Americans are drawn to attending colleges and universities. There are so many in the U.S. that the U.S. News & World Report only provides rankings for roughly 1800 of them. High school students pack their schedules full of Advanced Placement and International Baccalaureate courses in addition to long lists of extracurricular activities, all in the hopes of impressing and gaining entrance into top-tier colleges. College Confidential, a web-based forum, lends tips and tricks about the college application process, embedded in the stress-induced conversations of high-strung parents and students. Numerous companies and businesses have risen out of this newfound higher education industry, including the Common Application, the College Board and the many college counselors and standardized testing tutors.

Nowadays, the college application process has transformed into a rite of passage for high school seniors. But with the craze comes a sense of privilege.

The entitlement is certainly understandable. After paying upward of $200,000 in college tuition and spending an additional four years in the classroom, graduates might feel they deserve something that rewards them for the money and hard work invested in their education. But entitlement and elitism go hand in hand, and in some cases the notion of elitism can start at the college or university.

With the use of technology and social media, colleges are able to market themselves favorably toward parents and prospective students in a way that is more accessible, in addition to their usual mailings and pamphlets.

Schools start a hypothetical arms race, however, when trying to attract students. Colleges and universities everywhere are building Olympic-size swimming pools, state-of-the-art research facilities, hiring world-renowned faculty members and even attracting celebrity professors.

It is hard to blame the universities for these additions. If their schools appear to be more desirable, a greater number of students will apply and the acceptance rates will decrease, making the schools more exclusive. With this mentality, it’s easy to see how college elitism has taken a new form in the 21st century. Higher education can no longer be exclusively for the extremely wealthy, but with a larger number of applicants, colleges themselves have become more elite institutions. More importantly, their graduates might feel entitled to a job over a peer who attended a “lesser” university or one who didn’t attend one at all. The modern day workforce, which drives consumerism, the economy and daily life, is populated with college graduates all vying for the same jobs. A college degree is no longer a distinguishing feature on résumés. Therefore the entitlement factor is no longer warranted.

The rising tuition fees and student debt, elitism and entitlement work together in a cyclical process. Critics say that a degree isn’t worth the financial hassle, which, in some cases, might be true. According to a 2013 Bureau of Labor Statistics study of people, the median weekly earnings for a bachelor’s degree holder age 25 or older is $1,108, versus $651 for a high school graduate. Strictly looking at degrees from a salary viewpoint, college continues to reap more benefits than a high school education can.

The perks of college, however, are not always tangible or monetary. Students take chances, learn from mistakes and define and develop their own values before fully heading off into adulthood. Though the four years spent at academia are a safety blanket with an investment price tag, a college education unlocks the door of opportunities and networks that would be difficult to obtain otherwise in addition to giving students the discipline necessary make smart choices in a world of opportunities.

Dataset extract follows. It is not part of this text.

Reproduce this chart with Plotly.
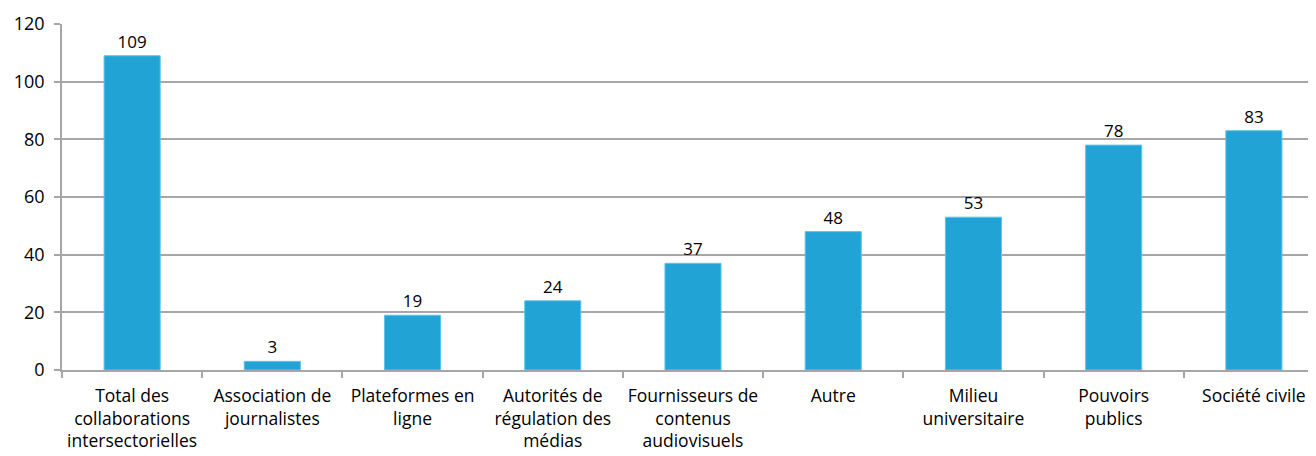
import plotly.graph_objects as go

categories = [
    "Total des<br>collaborations<br>intersectorielles",
    "Association de<br>journalistes",
    "Plateformes en<br>ligne",
    "Autorités de<br>régulation des<br>médias",
    "Fournisseurs de<br>contenus<br>audiovisuels",
    "Autre",
    "Milieu<br>universitaire",
    "Pouvoirs<br>publics",
    "Société civile",
]
values = [109, 3, 19, 24, 37, 48, 53, 78, 83]
y_ticks = [0, 20, 40, 60, 80, 100, 120]

FONT = "Open Sans, Lato, sans-serif"
GRID = "#a6a6a6"

fig = go.Figure(
    go.Bar(
        x=categories,
        y=values,
        marker=dict(color="#22a3d6", line=dict(color="#5ec4ea", width=1)),
        text=[str(v) for v in values],
        textposition="outside",
        textfont=dict(family=FONT, size=17, color="#000000"),
        cliponaxis=False,
    )
)

fig.update_layout(
    width=1316,
    height=456,
    margin=dict(l=54, r=0, t=16, b=94, autoexpand=False),
    paper_bgcolor="white",
    plot_bgcolor="white",
    bargap=0.6,
    showlegend=False,
    font=dict(family=FONT, size=17, color="#000000"),
)
fig.update_xaxes(
    type="category",
    automargin=False,
    tickangle=0,
    showline=True,
    linecolor=GRID,
    linewidth=1.5,
    ticks="outside",
    tickson="boundaries",
    ticklen=6,
    tickcolor=GRID,
    tickwidth=1.5,
    showgrid=False,
    ticklabelstandoff=9,
    tickfont=dict(family=FONT, size=17.5, color="#000000"),
)
fig.update_yaxes(
    range=[0, 120],
    automargin=False,
    tickvals=y_ticks,
    showline=True,
    linecolor=GRID,
    linewidth=1.5,
    ticks="outside",
    ticklen=6,
    tickcolor=GRID,
    tickwidth=1.5,
    showgrid=True,
    gridcolor=GRID,
    gridwidth=1.5,
    zeroline=False,
    ticklabelstandoff=6,
    tickfont=dict(family=FONT, size=18, color="#000000"),
)

fig.write_html("out.html")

Yet no one is entitled to education, jobs or money, and hard work is essential in order to succeed. This is the new American way, and college is here to stay.

 

  • jon

    The question is what does the money go on? Not to the professors who teach you (ask your profs next time you get a chance), but to a bloated administration and to trying to run an educational institution like a business. And to paying for ridiculous facilities. Students need to raise their voices against tuition hikes, we need to start prioritizing our public universities again as motors of social mobility, and we need USC to focus on research and teaching, not shiny buildings and paying marketing people. It’s OUR university, not the administration’s.